Task: Return, without pictures, the lines from the start of the data through the one that contains "var yTicks = [0, 200, 400, 600, 800, 1000, 1200, 1400];".

Given material:
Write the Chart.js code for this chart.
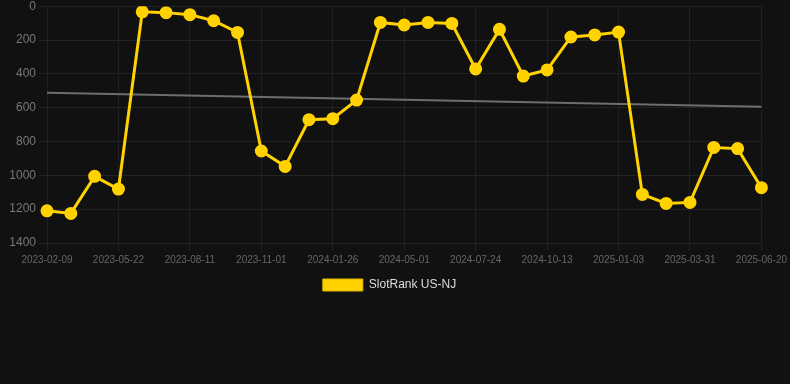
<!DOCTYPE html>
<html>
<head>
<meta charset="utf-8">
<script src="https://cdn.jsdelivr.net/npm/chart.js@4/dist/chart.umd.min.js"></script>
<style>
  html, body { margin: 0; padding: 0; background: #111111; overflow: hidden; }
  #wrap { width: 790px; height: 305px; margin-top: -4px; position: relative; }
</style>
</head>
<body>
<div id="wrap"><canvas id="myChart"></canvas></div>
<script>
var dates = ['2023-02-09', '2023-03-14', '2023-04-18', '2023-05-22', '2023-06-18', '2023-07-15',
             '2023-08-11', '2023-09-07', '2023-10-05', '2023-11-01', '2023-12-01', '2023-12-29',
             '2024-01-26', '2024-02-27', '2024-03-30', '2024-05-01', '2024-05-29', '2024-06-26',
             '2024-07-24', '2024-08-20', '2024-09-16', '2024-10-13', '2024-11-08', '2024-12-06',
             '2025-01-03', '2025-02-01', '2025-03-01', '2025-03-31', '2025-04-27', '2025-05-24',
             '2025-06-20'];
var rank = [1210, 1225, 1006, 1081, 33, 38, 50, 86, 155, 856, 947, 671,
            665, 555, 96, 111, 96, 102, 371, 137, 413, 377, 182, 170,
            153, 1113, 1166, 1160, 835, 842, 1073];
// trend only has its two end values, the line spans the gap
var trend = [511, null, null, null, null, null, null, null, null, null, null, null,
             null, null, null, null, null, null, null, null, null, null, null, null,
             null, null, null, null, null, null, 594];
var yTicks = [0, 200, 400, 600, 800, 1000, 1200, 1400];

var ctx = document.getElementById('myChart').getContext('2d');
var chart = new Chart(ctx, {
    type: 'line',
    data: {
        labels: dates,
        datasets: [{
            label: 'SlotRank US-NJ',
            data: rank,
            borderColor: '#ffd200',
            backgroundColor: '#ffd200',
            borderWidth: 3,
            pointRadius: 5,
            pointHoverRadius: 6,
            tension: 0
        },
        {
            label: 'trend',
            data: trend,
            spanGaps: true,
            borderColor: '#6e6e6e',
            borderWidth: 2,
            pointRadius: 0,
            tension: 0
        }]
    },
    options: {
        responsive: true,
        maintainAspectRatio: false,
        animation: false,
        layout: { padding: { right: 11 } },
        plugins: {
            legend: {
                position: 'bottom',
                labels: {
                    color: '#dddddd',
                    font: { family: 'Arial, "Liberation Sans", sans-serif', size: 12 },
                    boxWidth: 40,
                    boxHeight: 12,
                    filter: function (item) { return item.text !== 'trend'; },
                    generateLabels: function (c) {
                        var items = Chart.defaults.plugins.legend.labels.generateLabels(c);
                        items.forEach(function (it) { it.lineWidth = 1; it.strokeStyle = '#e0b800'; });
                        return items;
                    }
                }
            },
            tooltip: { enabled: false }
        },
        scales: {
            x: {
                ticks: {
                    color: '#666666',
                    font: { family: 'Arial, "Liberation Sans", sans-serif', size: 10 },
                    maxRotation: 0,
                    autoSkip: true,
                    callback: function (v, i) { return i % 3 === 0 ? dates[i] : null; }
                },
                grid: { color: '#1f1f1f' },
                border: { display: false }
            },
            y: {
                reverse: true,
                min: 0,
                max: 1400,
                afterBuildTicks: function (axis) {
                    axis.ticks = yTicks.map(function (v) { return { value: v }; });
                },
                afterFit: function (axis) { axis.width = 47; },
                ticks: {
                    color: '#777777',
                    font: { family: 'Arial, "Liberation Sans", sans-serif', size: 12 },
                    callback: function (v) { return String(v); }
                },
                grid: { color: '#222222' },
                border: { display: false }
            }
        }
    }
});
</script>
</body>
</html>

Exercise answer:
Write the Chart.js code for this chart.
<!DOCTYPE html>
<html>
<head>
<meta charset="utf-8">
<script src="https://cdn.jsdelivr.net/npm/chart.js@4/dist/chart.umd.min.js"></script>
<style>
  html, body { margin: 0; padding: 0; background: #111111; overflow: hidden; }
  #wrap { width: 790px; height: 305px; margin-top: -4px; position: relative; }
</style>
</head>
<body>
<div id="wrap"><canvas id="myChart"></canvas></div>
<script>
var dates = ['2023-02-09', '2023-03-14', '2023-04-18', '2023-05-22', '2023-06-18', '2023-07-15',
             '2023-08-11', '2023-09-07', '2023-10-05', '2023-11-01', '2023-12-01', '2023-12-29',
             '2024-01-26', '2024-02-27', '2024-03-30', '2024-05-01', '2024-05-29', '2024-06-26',
             '2024-07-24', '2024-08-20', '2024-09-16', '2024-10-13', '2024-11-08', '2024-12-06',
             '2025-01-03', '2025-02-01', '2025-03-01', '2025-03-31', '2025-04-27', '2025-05-24',
             '2025-06-20'];
var rank = [1210, 1225, 1006, 1081, 33, 38, 50, 86, 155, 856, 947, 671,
            665, 555, 96, 111, 96, 102, 371, 137, 413, 377, 182, 170,
            153, 1113, 1166, 1160, 835, 842, 1073];
// trend only has its two end values, the line spans the gap
var trend = [511, null, null, null, null, null, null, null, null, null, null, null,
             null, null, null, null, null, null, null, null, null, null, null, null,
             null, null, null, null, null, null, 594];
var yTicks = [0, 200, 400, 600, 800, 1000, 1200, 1400];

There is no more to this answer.